My ideal situation at the start of the year would be to have Mike Adams at LT and J.B. Shugarts at RT, but only if they earn their spots by living up to their massive potential.

The Chosen Ones

The Chosen (by me) Ones

Beyond the players I listed above, there are a few more candidates for the tackle spots, but if any of them start it would be a pretty big surprise.

Jack Mewhort (#74).

Jack Mewhort is not messing around

Jack Mewhort is not messing around.

Mewhort is a true freshman (listed at 6’7″ 290 lbs.) who enrolled early for Spring ball which could give him the extra experience he needs to crack the starting lineup at one of the tackle spots.

Marcus Hall (#79)

Marcus Hall is also big

Marcus Hall is also big.

Hall is the highest rated incoming freshman along the offensive line (6’5″ 300 lbs.). He could see playing time at tackle or at guard. I would imagine that he needs to refine his footwork in order to handle elite pass rushers on the edge, so I predict that if he makes contributions this year it will be at guard. Then again, I am no expert, and I wouldn’t really be surprised if he got playing time at tackle either.

Regardless of whether or not Hall and Mewhort start or even get significant playing time this year, they are definitely guys to keep an eye on going into the future.

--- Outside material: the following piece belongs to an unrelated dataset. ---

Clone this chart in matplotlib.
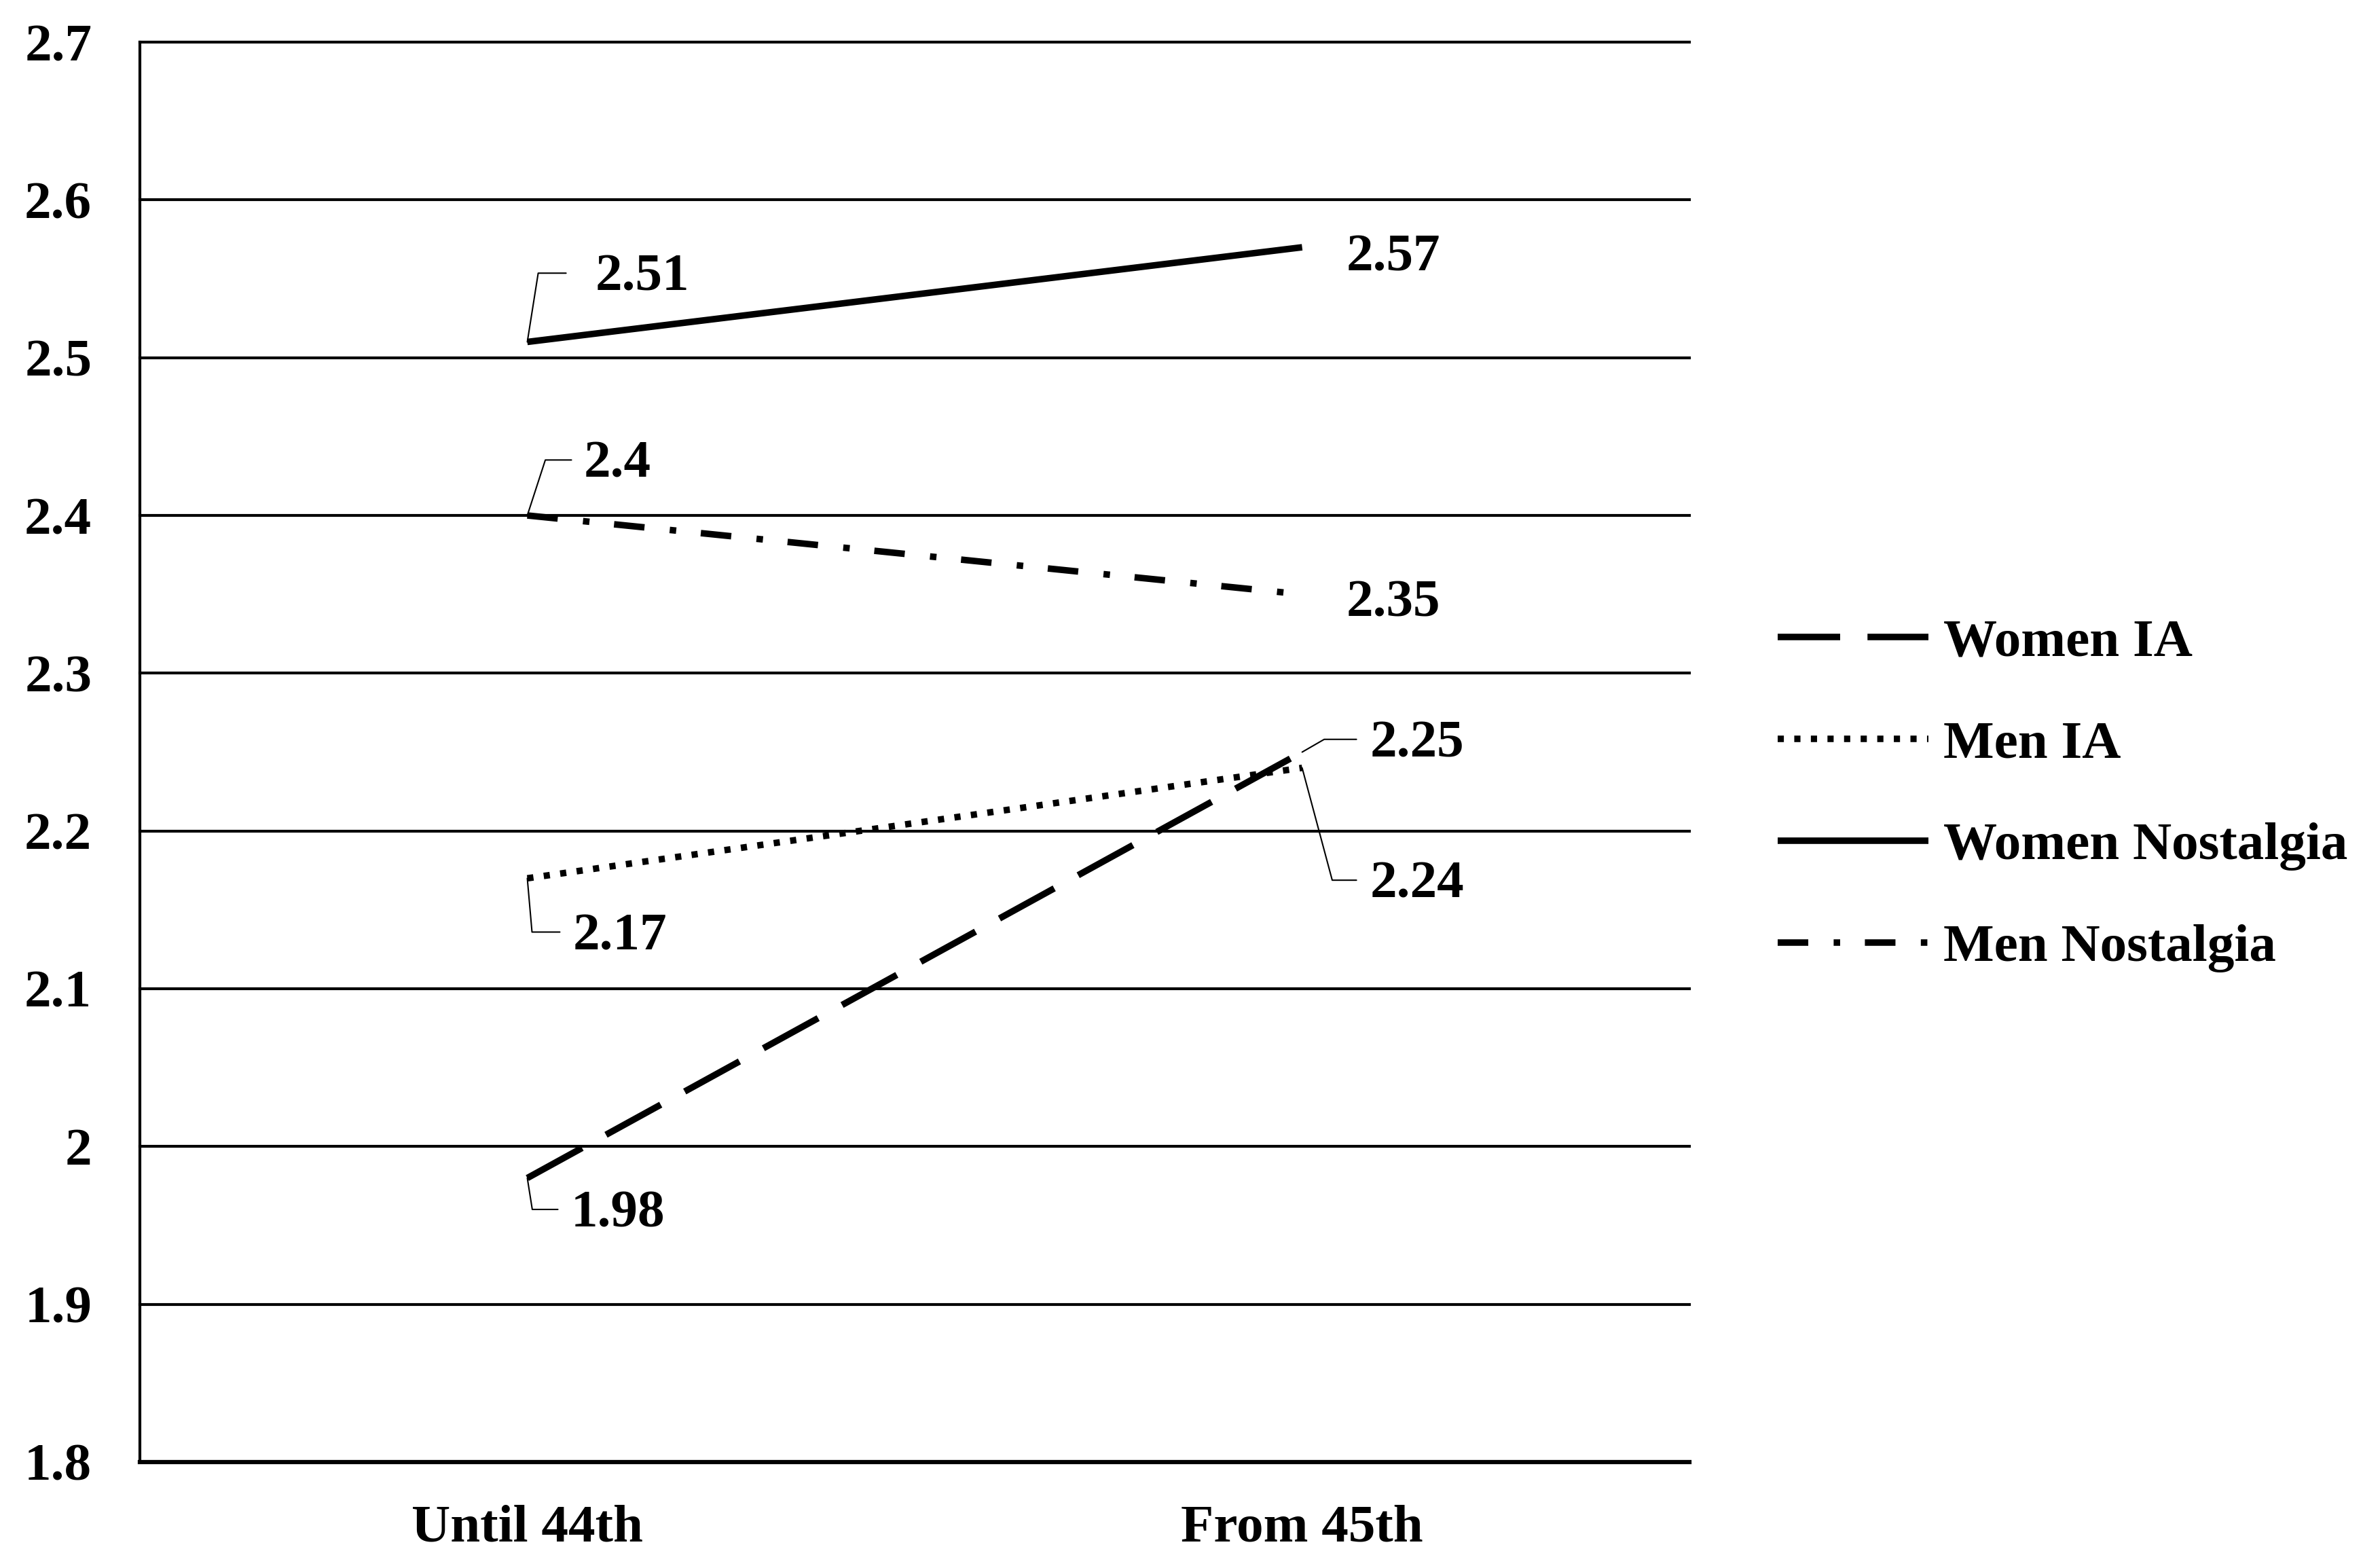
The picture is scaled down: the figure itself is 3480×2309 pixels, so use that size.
import matplotlib.pyplot as plt

# Values
periods = ["Until 44th", "From 45th"]
series_names = ["Women IA", "Men IA", "Women Nostalgia", "Men Nostalgia"]
women_ia = [1.98, 2.25]
men_ia = [2.17, 2.24]
women_nostalgia = [2.51, 2.57]
men_nostalgia = [2.4, 2.35]
y_ticks = [1.8, 1.9, 2.0, 2.1, 2.2, 2.3, 2.4, 2.5, 2.6, 2.7]
y_tick_labels = ["1.8", "1.9", "2", "2.1", "2.2", "2.3", "2.4", "2.5", "2.6", "2.7"]

plt.rcParams['font.family'] = ['Liberation Serif', 'DejaVu Serif']
plt.rcParams['font.weight'] = 'bold'

fig = plt.figure(figsize=(11.6, 2309 / 300), dpi=300)
ax = fig.add_axes([0.0592, 0.0676, 0.6558, 0.9055])

x = list(range(len(periods)))
all_series = [women_ia, men_ia, women_nostalgia, men_nostalgia]
# dash patterns in units of line width (Excel-like long dash, round dot, solid, dash-dot)
styles = [(0, (9.6, 4.2)), (0, (0.95, 1.6)), '-', (0, (4.7, 3.9, 1.0, 3.8))]

lines = []
for values, name, ls in zip(all_series, series_names, styles):
    ln, = ax.plot(x, values, color='black', linewidth=2.3, linestyle=ls,
                  label=name, solid_capstyle='butt', dash_capstyle='butt')
    lines.append(ln)

# data labels: (series, point, dx pt, dy pt, leader angle or None, leader gap pt)
label_layout = [
    (2, 0, 24.0, 22.6, 81, 8.3),
    (2, 1, 15.6, -3.7, None, 0),
    (3, 0, 19.9, 17.9, 72, 2.3),
    (3, 1, 15.6, -3.4, None, 0),
    (0, 1, 24.0, 2.8, 30, 2.8),
    (1, 1, 24.0, -41.4, -75, 2.8),
    (1, 0, 16.1, -20.7, -85, 2.6),
    (0, 0, 15.4, -12.8, -81, 2.6),
]
for s, i, dx, dy, angle, gap in label_layout:
    val = all_series[s][i]
    arrow = None
    if angle is not None:
        arrow = dict(arrowstyle='-', color='black', lw=0.5, shrinkA=gap, shrinkB=0,
                     relpos=(0, 0.6),
                     connectionstyle=f'angle,angleA=0,angleB={angle},rad=0')
    ax.annotate(f"{val:g}", xy=(x[i], val), xytext=(dx, dy), textcoords='offset points',
                ha='left', va='center', fontsize=19, fontweight='bold',
                arrowprops=arrow)

ax.set_xlim(-0.5, 1.5)
ax.set_ylim(1.8, 2.7)
ax.set_xticks(x)
ax.set_xticklabels(periods, fontsize=19, fontweight='bold')
ax.set_yticks(y_ticks)
ax.set_yticklabels(y_tick_labels, fontsize=19, fontweight='bold')
ax.tick_params(axis='both', length=0)
ax.tick_params(axis='y', pad=17)
ax.tick_params(axis='x', pad=15)

ax.yaxis.grid(True, color='black', linewidth=1.0)
for gl in ax.get_ygridlines():
    gl.set_clip_on(False)
ax.set_axisbelow(True)

ax.spines['top'].set_visible(False)
ax.spines['right'].set_visible(False)
ax.spines['left'].set_linewidth(1.0)
ax.spines['bottom'].set_linewidth(1.5)

ax.legend(handles=lines, loc='center left', bbox_to_anchor=(0.7523, 0.4928),
          bbox_transform=fig.transFigure, frameon=False, borderpad=0, borderaxespad=0,
          handlelength=2.8, handletextpad=0.28, labelspacing=0.98,
          prop={'size': 19, 'weight': 'bold'})

fig.savefig("out.png", dpi=300, facecolor='white')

Another player that will probably be in the two deep at tackle is Josh Kerr (#73). Kerr is a redshirt Junior (listed at 6’4″ 285 lbs.) who has been a perennial backup and has been unable to establish much of a reputation due to injury plagued seasons in each of the past two years. He is probably the longest shot to crack the starting lineup, but I look for him to provide quality depth and experience at both tackle positions if needed.

So that’s it for my look at the tackles. All in all I think we are in pretty good shape. If Adams and Shugarts can live up to their billing than we are probably in better than pretty good shape. The real test will come on September 12th, after that game we will really know how well our play at tackle has come since last year.